Keith72 · November 21, 2020, 1:51pm

I am using PyTorch to process audio data through conv1d layers, however, I am running out RAM (only 8GB available). I have an input .wav and a target .wav for the network to learn, and each file is 40MB (about 4 minutes of audio).

In this model, one sample of audio is learned from the previous 200 samples. (Input 200 samples and output 1 sample). In order to accomplish this, I am taking (for example) the input 8000000 samples and “unfolding” it into (8000000, 200, 1), where each audio sample becomes an array of the previous 200 samples. I then train on “unfolded_input_samples” as the training data “target_samples” as the validation data.

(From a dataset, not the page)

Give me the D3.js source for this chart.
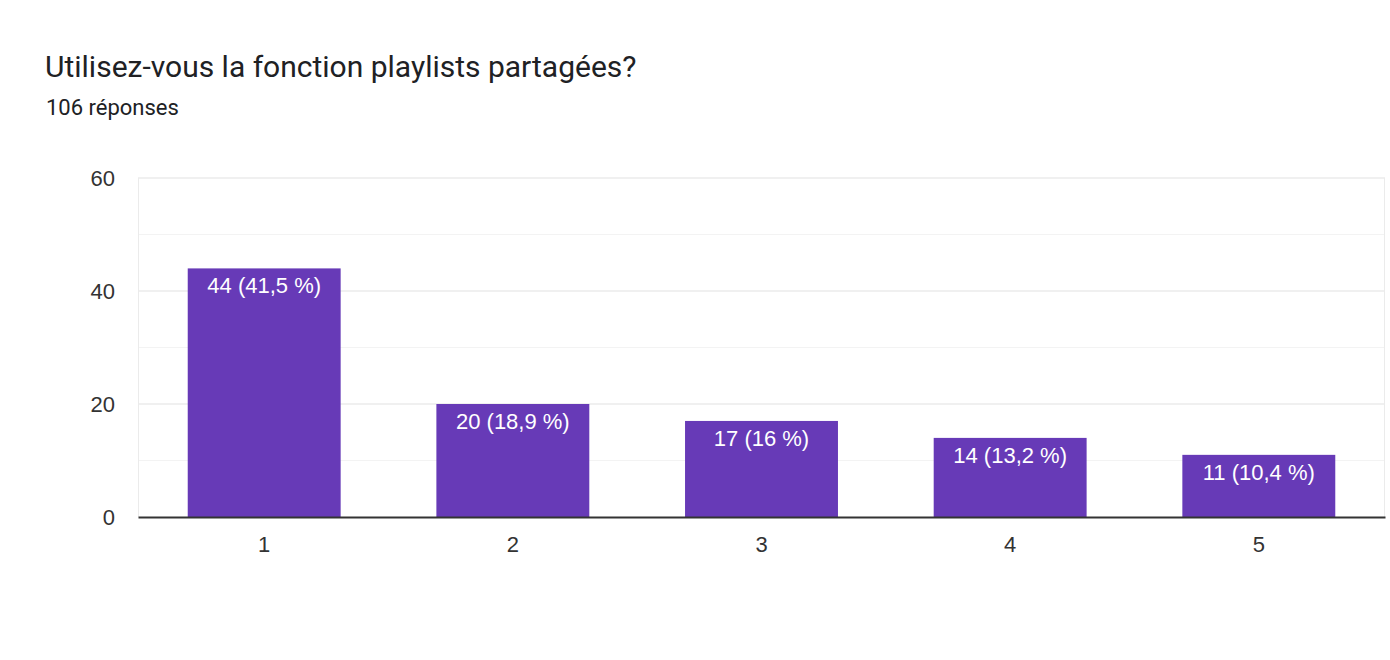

The problem is I quickly run out of RAM when unfolding the input data. Is there a way around creating this massive array while still telling PyTorch to use the previous 200 samples for each output data point? Can I break up the unfolded input array into chunks and train on each part without starting a new epoch? Or is there an easier way to accomplish this using some kind of built in method in Pytorch. Thanks!

superunification · November 21, 2020, 4:53pm

I’m not sure of the motivation for this ‘unfolded’ tensor. The data is 99.5% redundant, and the 200-sample window can be created at train-time from the audio-data tensor. Just take a slice audio[i:i+200] of the 8m audio tensor, and audio[i+201] as your target.
The only extra ingredient, then, is the set of offset indices into your audio data, which you could sample randomly or sequentially.

Keith72 · November 21, 2020, 5:25pm

That’s exactly what I’m looking for, thanks! I should have been more specific, I’m actually using PyTorch lightning, so I may need make a lower level PyTorch training loop to index the data in that way during training.

Thanks for the quick response!